Herculaneum Scrolls Deciphered By GTX 1070
As shared on NVIDIA’s Blog, Luke Farritor, a 21 year old computer science undergrad at the University of Nebraska-Lincoln alongside some others, has managed to use a GTX 1070 to decipher ancient texts. The texts are the Herculaneum scrolls which is a library of ancient texts that were carbonized and preserved by the eruption of Mount Vesuvius in 79 AD. Farritor made use of the GTX 1070 and the ResNet deep learning framework and became the first to decipher 10 letters from a small patch of scroll which earned him a $40,000 prize.

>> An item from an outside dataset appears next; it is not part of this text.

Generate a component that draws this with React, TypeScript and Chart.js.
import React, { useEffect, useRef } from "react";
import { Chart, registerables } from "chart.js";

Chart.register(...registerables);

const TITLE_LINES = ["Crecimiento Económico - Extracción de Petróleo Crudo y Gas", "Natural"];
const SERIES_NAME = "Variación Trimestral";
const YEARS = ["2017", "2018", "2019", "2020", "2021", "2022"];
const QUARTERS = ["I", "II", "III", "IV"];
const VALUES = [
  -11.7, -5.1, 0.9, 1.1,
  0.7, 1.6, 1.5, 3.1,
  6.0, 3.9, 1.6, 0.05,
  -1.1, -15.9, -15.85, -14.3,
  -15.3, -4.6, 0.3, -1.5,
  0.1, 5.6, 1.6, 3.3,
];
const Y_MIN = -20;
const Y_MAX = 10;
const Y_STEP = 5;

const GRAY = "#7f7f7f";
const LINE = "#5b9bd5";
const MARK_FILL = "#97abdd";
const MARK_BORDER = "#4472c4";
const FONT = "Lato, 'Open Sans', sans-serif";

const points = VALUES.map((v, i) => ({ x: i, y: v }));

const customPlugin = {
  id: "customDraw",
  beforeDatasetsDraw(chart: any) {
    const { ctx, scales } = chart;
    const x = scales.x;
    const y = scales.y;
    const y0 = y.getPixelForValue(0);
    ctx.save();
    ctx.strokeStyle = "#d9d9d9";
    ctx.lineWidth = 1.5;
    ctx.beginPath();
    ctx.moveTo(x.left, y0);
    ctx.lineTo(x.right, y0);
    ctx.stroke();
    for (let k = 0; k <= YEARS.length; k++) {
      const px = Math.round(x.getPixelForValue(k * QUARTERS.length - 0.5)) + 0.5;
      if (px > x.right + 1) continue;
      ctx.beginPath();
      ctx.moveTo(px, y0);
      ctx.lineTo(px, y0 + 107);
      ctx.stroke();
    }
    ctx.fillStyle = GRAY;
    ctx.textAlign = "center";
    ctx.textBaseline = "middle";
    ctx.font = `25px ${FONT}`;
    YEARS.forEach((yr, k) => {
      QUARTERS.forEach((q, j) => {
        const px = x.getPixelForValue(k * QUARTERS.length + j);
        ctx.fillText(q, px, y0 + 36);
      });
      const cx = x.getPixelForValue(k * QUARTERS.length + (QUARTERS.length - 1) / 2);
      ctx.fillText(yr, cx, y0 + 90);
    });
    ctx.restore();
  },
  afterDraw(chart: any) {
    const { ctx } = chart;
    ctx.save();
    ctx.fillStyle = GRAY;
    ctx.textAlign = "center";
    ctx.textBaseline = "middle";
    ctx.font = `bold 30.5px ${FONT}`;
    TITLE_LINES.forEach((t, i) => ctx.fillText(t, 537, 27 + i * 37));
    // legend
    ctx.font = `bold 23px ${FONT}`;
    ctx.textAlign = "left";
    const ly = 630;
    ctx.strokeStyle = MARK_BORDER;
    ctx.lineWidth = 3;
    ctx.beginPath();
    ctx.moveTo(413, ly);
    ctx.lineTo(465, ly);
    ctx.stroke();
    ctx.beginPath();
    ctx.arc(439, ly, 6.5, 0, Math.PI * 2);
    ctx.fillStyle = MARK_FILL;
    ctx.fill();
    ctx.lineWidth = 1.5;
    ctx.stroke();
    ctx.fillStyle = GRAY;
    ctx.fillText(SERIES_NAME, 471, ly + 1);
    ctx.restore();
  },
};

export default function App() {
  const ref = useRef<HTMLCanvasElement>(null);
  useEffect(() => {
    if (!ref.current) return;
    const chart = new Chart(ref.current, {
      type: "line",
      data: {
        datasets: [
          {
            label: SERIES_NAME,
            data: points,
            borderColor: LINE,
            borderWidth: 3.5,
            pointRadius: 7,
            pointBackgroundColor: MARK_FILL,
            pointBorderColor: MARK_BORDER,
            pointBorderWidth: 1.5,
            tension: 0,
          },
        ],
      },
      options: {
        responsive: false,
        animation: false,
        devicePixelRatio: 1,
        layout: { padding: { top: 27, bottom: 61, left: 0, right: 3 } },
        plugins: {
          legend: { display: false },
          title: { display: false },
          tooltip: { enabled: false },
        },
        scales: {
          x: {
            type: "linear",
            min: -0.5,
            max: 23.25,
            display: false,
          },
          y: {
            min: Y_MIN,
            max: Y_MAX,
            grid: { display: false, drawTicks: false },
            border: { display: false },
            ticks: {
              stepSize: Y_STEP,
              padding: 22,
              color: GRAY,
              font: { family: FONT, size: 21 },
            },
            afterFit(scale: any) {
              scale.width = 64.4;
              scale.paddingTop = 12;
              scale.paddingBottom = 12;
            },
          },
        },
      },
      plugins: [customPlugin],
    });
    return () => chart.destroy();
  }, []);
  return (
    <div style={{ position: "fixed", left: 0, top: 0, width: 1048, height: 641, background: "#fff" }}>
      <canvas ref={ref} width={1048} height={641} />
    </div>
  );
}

The text deciphered was “πορφυρας,” which translated to “Purple Dye” or “Cloths of Purple”.
Various other people are involved in this including Nat Friedman, CEO of GitHub and organizer of the Vesuvius Challenge and W. Brent Seales, Chair of the University of Kentucky Computer Science Department who has spent over a decade developing methods to digitally unfurl and read the delicate scrolls. The stakes are also much higher as private donors are offering up to a $700,000 prize for those who can retrieve four distinct passages of at lease 140 characters this year.
If more of this can be achieved with AI, then i’m all for it as there is so much still to learn from human history.